Corcoran Makes Me Dizzy

I guess the Corcoran Gallery makes me dizzy in a good way and in a bad way.

In a good way, the Thomas Downing room made my eyes go in and out of focus, pop around the paintings as they recognized different colors patterns.  The painting at left, Ring Five, is similar to his other Spot Paintings.  The circles of color are arranged in patterns of symmetry that seem to move and shift on the canvas.  The Downing paintings are well arranged and reside in  their own room on the second floor, right next door to his teacher, Sam Gilliam’s.

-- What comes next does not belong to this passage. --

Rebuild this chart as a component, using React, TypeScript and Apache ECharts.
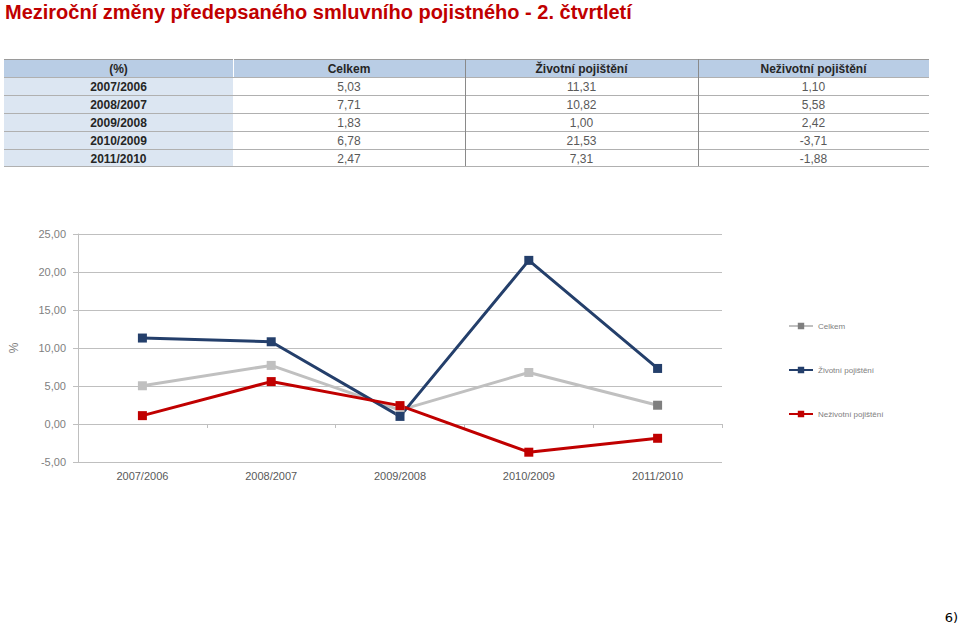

It’s the rest of the Corcoran that makes me dizzy in a bad way.  The permanent collection paintings, that is everything before 1900, are stuck on the walls on the first floor in a jumbled mess.  There doesn’t seem to be much reason for all this except that they just have too many good paintings.  The Gilbert Stuart Washington and the Frank Church paintings are the only ones to have much respect paid them on the walls.  The others are hung high and low, with the glare off the higher ones making them nearly impossible to see.  Come on, Corcoran, you have my $10, now show me you know what you’re doing.

Living in DC, I can be choosy with my museum patronage.  If I can see amazing art at the Hirshhorn and the National Gallery for free, why would I pay actual money for thoughtless presentation?

Case in point: I will always be happy to pay $10 to visit the Phillips Collection.  I have never been disappointed there, not by standing speechless in the enclosed Rothko room, not by getting up close and staring at Renoir’s Luncheon of the Boating Party, not even by the Lucian Freuds (which are certainly not for everyone).

A convenient time to try out the Phillips is the Phillips After Five program.  Every Thursday, the Collection stays open late for live music, mostly jazz, and a cash bar.  It’s a good time to mix culture with society, if you’re not already.

So, yes.  The Corcoran disappointed me.  But I will be back for the Off The Walls student art sale from December 9-11 in the North Atrium.  I look forward to the art students, alumni and faculty blowing my mind.  If I by anything, I will arrange it myself.